As we approach the end game of one of the most tortuous periods in modern political history, our law-makers are running out of options. When the result of the referendum was announced on the morning of June 24, 2016 the press focussed on two possibilities, rather simplistically described as hard or soft Brexit. As the reality dawned on our political classes that leaving the EU would be far from simple, those two positions blossomed into multiple possibilities.
There is no need for us to rehearse those now. Over two years of futile posturing on both sides of the argument have spelled those out for us on a daily basis. Many are now dead in the water, killed off by economic and political reality triumphing over ideological fantasizing about “taking back control” on one side and creating a United States of Europe on the other. Now we face the prospect of what the press like to call a snap election.
A snap election will do no good at all. It will result in another hung Parliament with the two main parties still hopelessly split on multiple issues. Many Conservatives do not subscribe to the hard right policies of many of May’s current front bench. Similarly large number of Labour MPs do not desire the hard socialism of Jeremy Corbyn. There is life after Brexit, but a reconciliation between the two wings of both parties after such acrimony is not going to be part of it.
The constituency parties of both are out of sync with the parliamentary parties and would continue to be so. Mass de-selection, although many would like to see it, would certainly result in new parties being formed and they might hold a balance of power.
A snap election would not result in an automatic withdrawal of Article 50 unless Corbyn was removed as Labour leader in the process. Just as many Labour supporters want Brexit as Tories and Jezza has always been just as much a Brexiteer as Jacob Rees-Mogg, albeit for polar opposite reasons. He could never re-nationalise British industry and infrastructure while the ECJ presided over the UK.
The world’s press seems convinced that this mess is entirely the fault of Mrs May’s government flitting between describing its incompetence and what she herself once described as the “Nasty Party” elements within it.
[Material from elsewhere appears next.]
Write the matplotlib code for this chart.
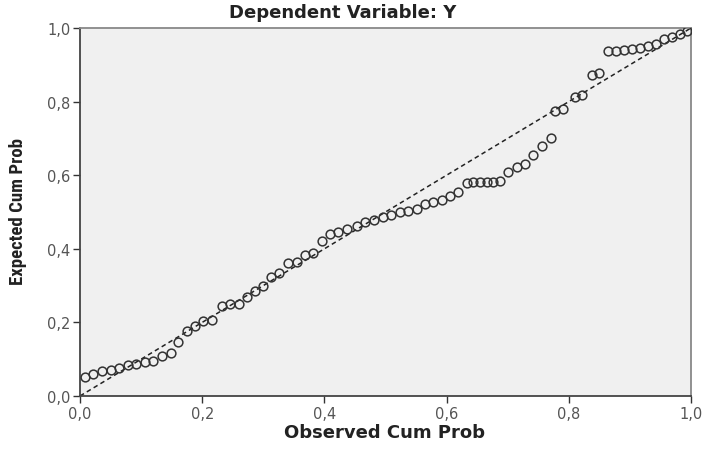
import matplotlib.pyplot as plt
from matplotlib.ticker import FuncFormatter

# observed vs expected cumulative probabilities
observed = [0.008, 0.021, 0.036, 0.051, 0.064, 0.079, 0.092, 0.106, 0.119, 0.134,
            0.149, 0.160, 0.175, 0.188, 0.201, 0.216, 0.232, 0.245, 0.260, 0.273,
            0.286, 0.300, 0.313, 0.326, 0.340, 0.355, 0.368, 0.381, 0.396, 0.409,
            0.422, 0.437, 0.453, 0.466, 0.481, 0.496, 0.509, 0.524, 0.537, 0.552,
            0.565, 0.578, 0.592, 0.606, 0.619, 0.633, 0.643, 0.655, 0.666, 0.676,
            0.687, 0.700, 0.715, 0.728, 0.741, 0.756, 0.771, 0.777, 0.790, 0.810,
            0.822, 0.838, 0.849, 0.864, 0.877, 0.890, 0.903, 0.917, 0.930, 0.943,
            0.956, 0.969, 0.982, 0.993]
expected = [0.052, 0.060, 0.068, 0.071, 0.076, 0.084, 0.087, 0.092, 0.095, 0.109,
            0.117, 0.147, 0.177, 0.190, 0.204, 0.207, 0.245, 0.250, 0.250, 0.269,
            0.285, 0.299, 0.323, 0.334, 0.361, 0.364, 0.383, 0.389, 0.421, 0.440,
            0.446, 0.454, 0.462, 0.473, 0.478, 0.486, 0.492, 0.500, 0.503, 0.508,
            0.522, 0.527, 0.533, 0.543, 0.554, 0.579, 0.582, 0.582, 0.582, 0.582,
            0.584, 0.609, 0.622, 0.630, 0.655, 0.679, 0.701, 0.774, 0.780, 0.812,
            0.818, 0.872, 0.878, 0.938, 0.938, 0.940, 0.943, 0.946, 0.951, 0.957,
            0.970, 0.976, 0.984, 0.992]

ticks = [0.0, 0.2, 0.4, 0.6, 0.8, 1.0]

fig = plt.figure(figsize=(7.1, 4.6), dpi=100)
ax = fig.add_axes([0.1127, 0.137, 0.8606, 0.8])
ax.set_facecolor("#f0f0f0")

ax.plot([0, 1], [0, 1], color="#222222", linestyle=(0, (3, 2.2)), linewidth=1.1, zorder=2)
ax.plot(observed, expected, linestyle="none", marker="o", markersize=6.3,
        markerfacecolor="none", markeredgecolor="#333333", markeredgewidth=1.1, zorder=3)

ax.set_xlim(0, 1)
ax.set_ylim(0, 1)
ax.set_xticks(ticks)
ax.set_yticks(ticks)
fmt = FuncFormatter(lambda v, p: ("%.1f" % v).replace(".", ","))
ax.xaxis.set_major_formatter(fmt)
ax.yaxis.set_major_formatter(fmt)
ax.tick_params(direction="out", length=5, width=1, colors="#333333",
               labelsize=10.5, labelcolor="#555555", pad=2)

for s in ["left", "bottom"]:
    ax.spines[s].set_color("#444444")
    ax.spines[s].set_linewidth(1.3)
for s in ["top", "right"]:
    ax.spines[s].set_color("#888888")
    ax.spines[s].set_linewidth(1.3)

fig.text(0.482, 0.972, "Dependent Variable: Y", ha="center", va="center",
         fontsize=13, fontweight="bold", family="DejaVu Sans", color="#222222")
fig.text(0.541, 0.058, "Observed Cum Prob", ha="center", va="center",
         fontsize=13, fontweight="bold", family="DejaVu Sans", color="#222222")
fig.text(0.026, 0.54, "Expected Cum Prob", rotation=90, ha="center", va="center",
         fontsize=13.5, fontweight="bold",
         family=["Roboto Condensed", "Roboto", "DejaVu Sans"], color="#222222")

fig.savefig("out.png", dpi=100)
If only it were that simple. The EU has contributed in large part to the impasse. Throughout the Brexit process they have appeared to be conciliatory and even offering compromise, albeit with large caveats attached. It needs to be remembered that it was also the intransigence of many in the EU that brought this shambles about.
The press and media should perhaps look back beyond the heady days of the referendum campaign and its result to what led up to that in the first place. What a shame the EU did not see the sense in David Cameron’s reforms. If they had been a little more imaginative and a little less obsessed with maintaining an arcane political ideal from a bygone age he would never have called the referendum in the first place.
Both the UK and the EU share the blame for this impasse. Both are obsessed with ideology and adherence to out of date political ideals. It was a mathematical certainty that this would eventually lead to a crisis.
The British political system is broken beyond repair, snap elections or re-runs of the referendum will not save it anymore than rearranging the deckchairs on the Titanic would have stopped it sinking. The EU political system too is failing and without reform will continue to do so. To continue the Titanic analogy, the UK political system will now rapidly sink after its collision with the EU iceberg.
What should perhaps be born in mind however was that the iceberg was already melting when the ill-fated ship struck it.
Barry Turner is a Senior Lecturer in War Reporting and Human Rights and a member of the Royal United Services Institute.